Sounds like the brochure for a reformatory roleplay my friends are planning.

“CP was often administered in front of other girls and staff members. The use of denigrating and humiliating language was commonplace”

Sounds like the type of scene I’ve been fantasising about all my life.

“Physical punishment was severe, excessive and pervasive”

Sounds like a description of my latest play weekend.

Yes, well. I’m not going to make anyone feel better if I say that, without taking on and processing different kinds of violence visited by one human being on another throughout history, we would be bereft of any settings for role-play. The stuff we feed on, from Roman slaves, via Victorian maids, to nearly modern schoolchildren, is in its core quite appalling.

How much of it you then make it yours, whether you decide to play with certain aspects of it at all, is then a sensitive individual choice.

Abel and I discussed this the other day, and he wondered whether his ease or difficulty in accepting his own desires depends on how recent the historical event that triggers the fantasies. Does the fact that the Irish schoolchildren of the reports are real people who may be still not quite into their middle age, amplify the guilt?

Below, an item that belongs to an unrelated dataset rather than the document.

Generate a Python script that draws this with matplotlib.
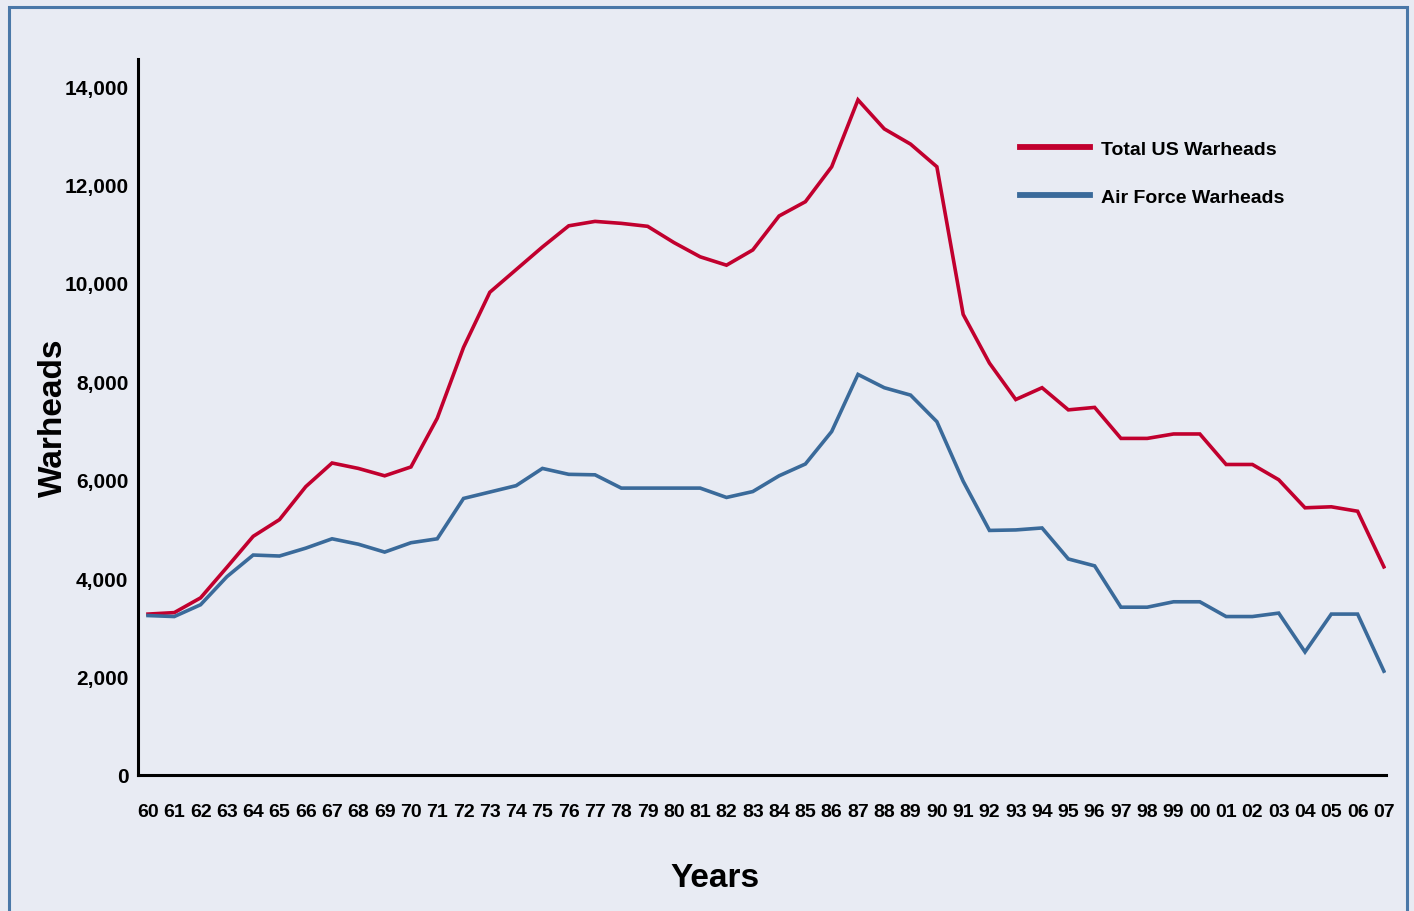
import numpy as np
import matplotlib.pyplot as plt
from matplotlib.patches import Rectangle

############ data ##################################################################

years = ['60', '61', '62', '63', '64', '65', '66', '67', '68', '69',
         '70', '71', '72', '73', '74', '75', '76', '77', '78', '79',
         '80', '81', '82', '83', '84', '85', '86', '87', '88', '89',
         '90', '91', '92', '93', '94', '95', '96', '97', '98', '99',
         '00', '01', '02', '03', '04', '05', '06', '07']

total_us = [3270, 3300, 3600, 4220, 4850, 5190, 5860, 6340, 6230, 6080,
            6260, 7250, 8690, 9810, 10270, 10730, 11160, 11250, 11210, 11150,
            10820, 10530, 10360, 10670, 11360, 11650, 12360, 13720, 13130, 12820,
            12360, 9360, 8370, 7630, 7870, 7420, 7470, 6840, 6840, 6930,
            6930, 6310, 6310, 6000, 5430, 5450, 5360, 4230]

air_force = [3240, 3220, 3460, 4030, 4470, 4450, 4610, 4800, 4690, 4530,
             4720, 4800, 5620, 5750, 5880, 6230, 6110, 6100, 5830, 5830,
             5830, 5830, 5640, 5760, 6080, 6320, 6980, 8140, 7870, 7720,
             7180, 5970, 4970, 4980, 5020, 4390, 4250, 3410, 3410, 3520,
             3520, 3220, 3220, 3290, 2500, 3270, 3270, 2110]

yticks = [0, 2000, 4000, 6000, 8000, 10000, 12000, 14000]

############ plot ##################################################################

bg = '#e8ebf3'
red = '#c1002e'
blue = '#3a6a9a'

plt.rcParams['font.family'] = ['Liberation Sans Narrow', 'Liberation Sans', 'DejaVu Sans']
plt.rcParams['font.weight'] = 'bold'

fig = plt.figure(figsize=(14.14, 9.12), dpi=100, facecolor=bg)
ax = fig.add_axes([138/1414, 1 - 776/912, 1248/1414, 716/912])
ax.set_facecolor(bg)

x = np.arange(len(years))
ax.plot(x, total_us, color=red, lw=2.6, label='Total US Warheads', solid_joinstyle='miter')
ax.plot(x, air_force, color=blue, lw=2.6, label='Air Force Warheads', solid_joinstyle='miter')

ax.set_xlim(-0.38, len(years) - 1 + 0.08)
ax.set_ylim(0, 14550)

ax.set_xticks(x)
ax.set_xticklabels(years)
ax.set_yticks(yticks)
ax.set_yticklabels(['{:,}'.format(v) for v in yticks])
ax.tick_params(axis='x', length=0, pad=20, labelsize=14)
ax.tick_params(axis='y', length=0, pad=7, labelsize=15)
for lab in ax.get_xticklabels() + ax.get_yticklabels():
    lab.set_fontweight('bold')

for s in ['top', 'right']:
    ax.spines[s].set_visible(False)
ax.spines['left'].set_linewidth(2.2)
ax.spines['bottom'].set_linewidth(2.2)

ax.set_ylabel('Warheads', fontsize=24, fontweight='bold', labelpad=0)
ax.yaxis.set_label_coords(-0.055, 0.5)
ax.set_xlabel('Years', fontsize=24, fontweight='bold')
ax.xaxis.set_label_coords(0.462, -0.121)

leg = ax.legend(loc='upper left', bbox_to_anchor=(0.7067, 0.887), frameon=False,
                fontsize=14, handlelength=3.6, handletextpad=0.57, labelspacing=1.6,
                borderpad=0, borderaxespad=0)
for h in leg.get_lines():
    h.set_linewidth(4.2)
for t in leg.get_texts():
    t.set_fontweight('bold')

# blue frame around the panel
fig.patches.append(Rectangle((9/1414, -0.05), 1398/1414, 1.05 - 8/912,
                             transform=fig.transFigure, fill=False,
                             edgecolor='#4a78a8', lw=2.2))

fig.savefig('out.png', dpi=100, facecolor=bg)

When he said this, I wondered out loud how, then, the role-play involving trafficked Eastern European girls – who are our actual contemporaries – works out better for him. For me this is a semi-hard limit: I will only go there with one of a handful of extremely trusted tops, and only to please them as opposed to entertain my own desires. Abel, on the other hand, has independent fantasies in the white slavery milieu.

I think that, rather than being a question of historical proximity, our comfort level depends on how personal the story of the suffering is to us. History helps, to an extent, to soften the grip of guilt, but it’s personal involvement that creates qualms and hardens limits.

And it is, unfortunately, something each of us has to work through in our heads, alone with the shadows in our consciousness.